In an apparent indication of the importance of the matter presented, the Supreme Court granted the petition and stated the issue for its review as follows: “In interpreting a deed reservation for ‘minerals’ whether the Superior Court erred in remanding the case for the introduction of scientific and historic evidence about the Marcellus shale and the natural gas contained therein, despite the fact that the Supreme Court of Pennsylvania has held (1) a rebuttable presumption exists that parties intend the term ‘minerals’ to include only metallic substances, and (2) only the parties intent can rebut the parties’ intention to include non-metallic substances.” Butler v. Charles Powers Estate, 41 A.3d 854 (April 3, 2012).

The concept of what constitutes a mineral has been consistently defined in dictionaries for years to include two characteristics that are not presented by natural gas, regardless of its location within geological structures.
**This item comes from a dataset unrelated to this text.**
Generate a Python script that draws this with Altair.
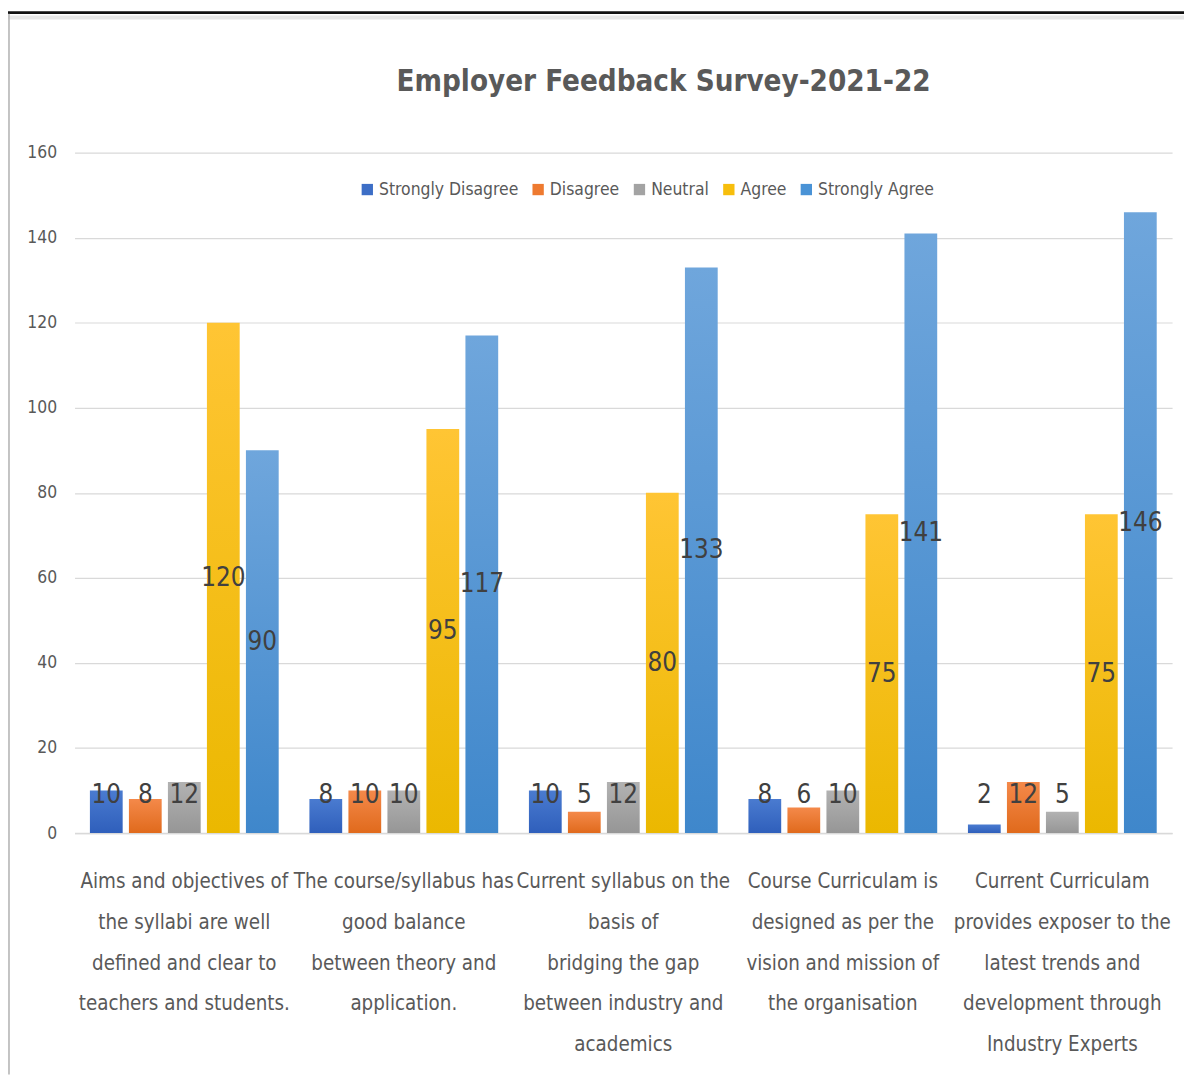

A mineral must be: (1) a solid homogeneous crystalline substance and (2) not of animal or vegetable origin.

Moreover, PIOGA’s and API’s amicus brief makes it clear that further obfuscation or indecision by the courts to defeat a time-honored precedent would be harmful: “The issues before this Court are of critical importance to PIOGA and API — and to the continued improvement of the Commonwealth’s economy.

The decision under review, which contradicts long-standing Supreme Court precedent, threatens the integrity of tens of thousands of property interest arrangements negotiated and executed over more than 100 years. To eliminate this unwarranted uncertainty created by the Superior Court’s decision, and to restore predictability in the rule of law in this Commonwealth, the question to be decided must be answered, ’YES’.”

With the appellants’ brief and the amicus briefs in support of the appellants having now been filed, the appellee’s brief is due later this summer. We will continue to follow and report on this important case and the industry’s efforts to address it, as well as other legal issues important to the responsible development of the Marcellus Shale gas industry in the Commonwealth.